## WHAT YOU SHOULD DO
Repeat exactly the lines running from the first line of the data to the line containing "14 Places Where", both ends included, and nothing else; drop the pictures.

## RAW DATA
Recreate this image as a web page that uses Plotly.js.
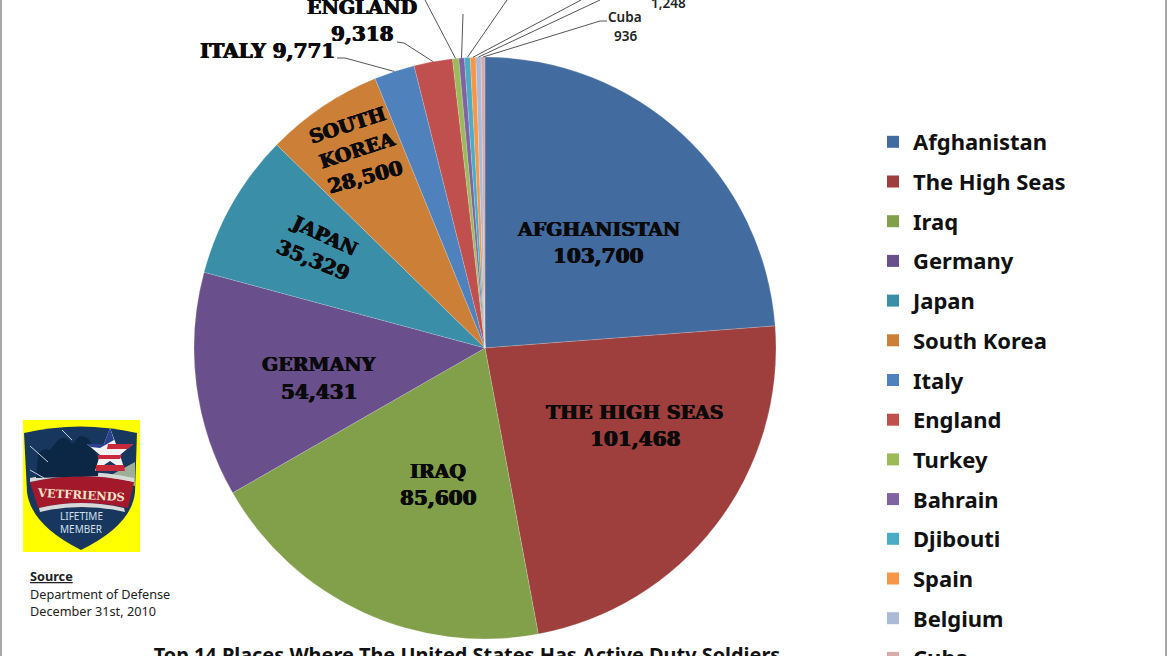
<!DOCTYPE html>
<html>
<head>
<meta charset="utf-8">
<script src="https://cdn.plot.ly/plotly-3.0.1.min.js"></script>
<style>html,body{margin:0;padding:0;background:#fff;overflow:hidden}#c{width:1168px;height:656px}</style>
</head>
<body>
<div id="c"></div>
<script>
const places = ["Afghanistan","The High Seas","Iraq","Germany","Japan","South Korea","Italy","England","Turkey","Bahrain","Djibouti","Spain","Belgium","Cuba"];
const soldiers = [103700,101468,85600,54431,35329,28500,9771,9318,1491,1349,1401,1345,1248,936];
const colors = ["#426CA0","#9E3F3D","#82A04A","#694F8C","#3A8EA8","#CC7F37","#4F81BD","#C0504D","#9BBB59","#8064A2","#4BACC6","#F79646","#AABAD7","#D9AAA9"];
const titleText = "Top 14 Places Where The United States Has Active Duty Soldiers";

const cx = 485, cy = 348, R = 291;
const fmt = v => v.toLocaleString("en-US");
const total = soldiers.reduce((a,b)=>a+b,0);
const rimPoint = i => {
  const before = soldiers.slice(0,i).reduce((a,b)=>a+b,0);
  const t = (before + soldiers[i]/2)/total*2*Math.PI;
  return [cx + R*Math.sin(t), cy - R*Math.cos(t)];
};

const heavy = "0.6px 0 0 #0a0a0a, -0.6px 0 0 #0a0a0a";
const stencil = {family:"DejaVu Serif", size:20, color:"#0a0a0a", weight:700, shadow:heavy};
const stencilName = Object.assign({}, stencil, {size:19});
const small = {family:"Noto Sans", size:13.5, color:"#222", weight:600};
const note = {family:"Noto Sans", size:12.7, color:"#222"};

const ann = (x,y,text,font,extra) => Object.assign({x,y,xref:"x",yref:"y",text,font,showarrow:false,xanchor:"center",yanchor:"middle"},extra||{});

const annotations = [
  ann(598,229,"AFGHANISTAN",stencilName), ann(598,256,fmt(soldiers[0]),stencil),
  ann(635,412,"THE HIGH SEAS",stencilName), ann(635,439,fmt(soldiers[1]),stencil),
  ann(438,471,"IRAQ",stencilName), ann(438,498,fmt(soldiers[2]),stencil),
  ann(319,364,"GERMANY",stencilName), ann(319,392,fmt(soldiers[3]),stencil),
  ann(324,235,"JAPAN",stencilName,{textangle:25}), ann(313,260,fmt(soldiers[4]),stencil,{textangle:22}),
  ann(347,125,"SOUTH",stencilName,{textangle:-18}), ann(357,150,"KOREA",stencilName,{textangle:-18}), ann(365,177,fmt(soldiers[5]),stencil,{textangle:-15}),
  ann(267,51,"ITALY "+fmt(soldiers[6]),stencil),
  ann(362,7,"ENGLAND",stencilName), ann(362,34,fmt(soldiers[7]),stencil),
  ann(425,-32,"Turkey",small), ann(425,-14,fmt(soldiers[8]),small),
  ann(463,-24,"Bahrain",small), ann(463,-6,fmt(soldiers[9]),small),
  ann(527,-25,"Djibouti",small), ann(527,-7,fmt(soldiers[10]),small),
  ann(590,-24,"Spain",small), ann(590,-6,fmt(soldiers[11]),small),
  ann(668,-14,"Belgium",small), ann(668,3,fmt(soldiers[12]),small),
  ann(625,17,"Cuba",small), ann(625,36,fmt(soldiers[13]),small),
  // source block
  ann(28,576,"<b><u>Source</u></b>",note,{xanchor:"left"}),
  ann(28,594,"Department of Defense",note,{xanchor:"left"}),
  ann(28,611,"December 31st, 2010",note,{xanchor:"left"}),
  // logo text
  ann(81,495,"VETFRIENDS",{family:"DejaVu Serif",size:11.5,color:"#EFE3C8",weight:700},{textangle:3}),
  ann(81,516,"LIFETIME",{family:"Noto Sans",size:10,color:"#D5E0EC"}),
  ann(81,529,"MEMBER",{family:"Noto Sans",size:10,color:"#D5E0EC"})
];

// leader lines: elbow in free space, other end on the slice's rim
const leaderFrom = {6:[337,58,345,58],7:[397,42,404,43],8:[425,0,425,0],9:[463,14,463,14],10:[507,0,507,0],11:[581,0,581,0],12:[600,0,600,0],13:[607,21,600,21]};
const shapes = [];
const line = (x0,y0,x1,y1,c,w) => ({type:"line",xref:"x",yref:"y",x0,y0,x1,y1,line:{color:c||"#555",width:w||1}});
Object.keys(leaderFrom).forEach(k=>{
  const e = leaderFrom[k], p = rimPoint(+k);
  shapes.push(line(e[0],e[1],e[2],e[3]));
  shapes.push(line(e[2],e[3],p[0],p[1]));
});
// frame
shapes.push(line(1,0,1,656,"#8a8a8a",1.5));
shapes.push(line(1166,0,1166,656,"#8a8a8a",1.5));
// logo
const path = (d,fill) => ({type:"path",xref:"x",yref:"y",path:d,fillcolor:fill,line:{width:0}});
shapes.push({type:"rect",xref:"x",yref:"y",x0:23,y0:420,x1:140,y1:552,fillcolor:"#FFFF00",line:{width:0}});
shapes.push(path("M24,433 Q80,420 137,433 L135,492 Q132,525 81,550 Q31,525 27,492 Z","#17375F"));
shapes.push(path("M102,480 L135,462 L135,486 Q120,480 102,478 Z","#9DAF98"));
shapes.push(path("M30,482 Q81,470 134,482 L128,508 Q81,498 38,508 Z","#A3182A"));
shapes.push(path("M40,512 Q81,502 125,512 L124,508 Q81,498 39,508 Z","#D8D8D8"));
shapes.push(path("M30,482 Q81,470 134,482 L134,478 Q81,466 30,478 Z","#D8D8D8"));
shapes.push(path("M36,478 L38,455 Q42,447 50,450 L58,440 Q66,434 72,444 L80,436 Q90,436 92,447 Q100,455 98,476 Z","#0C2646"));
shapes.push(line(30,446,48,462,"#C9D3DF",1));
shapes.push(line(30,470,44,478,"#C9D3DF",1));
shapes.push(line(62,430,72,440,"#C9D3DF",1));
shapes.push(path("M110,428 L116,444 L133,444 L120,455 L125,471 L110,461 L95,471 L100,455 L87,444 L104,444 Z","#F2F2F2"));
shapes.push(path("M110,428 L114,440 L100,448 L91,447 L87,444 L104,444 Z","#2A3F8F"));
shapes.push(path("M108,444 L133,444 L128,449 L107,449 Z","#C8283A"));
shapes.push(path("M98,455 L122,455 L120,459 L98,459 Z","#C8283A"));
shapes.push(path("M96,465 L124,465 L125,471 L96,471 Z","#C8283A"));

const pie = {
  type:"pie", labels:places, values:soldiers, sort:false, direction:"clockwise", rotation:0,
  marker:{colors:colors, line:{color:"rgba(255,255,255,0.35)",width:0.5}},
  textinfo:"none", hoverinfo:"label+value", showlegend:false,
  domain:{x:[(cx-R)/1168,(cx+R)/1168], y:[(656-cy-R)/656,(656-cy+R)/656]}
};
const legendKeys = places.map((p,i)=>({
  type:"scatter", mode:"markers", x:[null], y:[null], name:p, legendgroup:p, showlegend:true,
  marker:{symbol:"square", size:14, color:colors[i]}, xaxis:"x", yaxis:"y", hoverinfo:"skip"
}));

const layout = {
  width:1168, height:656, margin:{l:0,r:0,t:0,b:0,autoexpand:false},
  paper_bgcolor:"#fff", plot_bgcolor:"rgba(0,0,0,0)",
  xaxis:{visible:false, range:[0,1168], domain:[0,1], fixedrange:true},
  yaxis:{visible:false, range:[656,0], domain:[0,1], fixedrange:true},
  title:{text:titleText, x:467/1168, xanchor:"center", y:(656-648)/656, yanchor:"top", yref:"paper", pad:{t:0,b:0},
         font:{family:"Noto Sans", size:19.9, color:"#111", weight:700}},
  showlegend:true,
  legend:{x:873/1168, xanchor:"left", y:1-121/656, yanchor:"top", traceorder:"grouped", tracegroupgap:8.1, maxheight:800,
          itemsizing:"constant", bgcolor:"rgba(0,0,0,0)", borderwidth:0,
          font:{family:"Noto Sans", size:22, color:"#111", weight:700}},
  annotations, shapes
};
Plotly.newPlot("c",[pie].concat(legendKeys),layout,{displayModeBar:false,staticPlot:true});
</script>
</body>
</html>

## RESULT OF THE TASK
Recreate this image as a web page that uses Plotly.js.
<!DOCTYPE html>
<html>
<head>
<meta charset="utf-8">
<script src="https://cdn.plot.ly/plotly-3.0.1.min.js"></script>
<style>html,body{margin:0;padding:0;background:#fff;overflow:hidden}#c{width:1168px;height:656px}</style>
</head>
<body>
<div id="c"></div>
<script>
const places = ["Afghanistan","The High Seas","Iraq","Germany","Japan","South Korea","Italy","England","Turkey","Bahrain","Djibouti","Spain","Belgium","Cuba"];
const soldiers = [103700,101468,85600,54431,35329,28500,9771,9318,1491,1349,1401,1345,1248,936];
const colors = ["#426CA0","#9E3F3D","#82A04A","#694F8C","#3A8EA8","#CC7F37","#4F81BD","#C0504D","#9BBB59","#8064A2","#4BACC6","#F79646","#AABAD7","#D9AAA9"];
const titleText = "Top 14 Places Where The United States Has Active Duty Soldiers";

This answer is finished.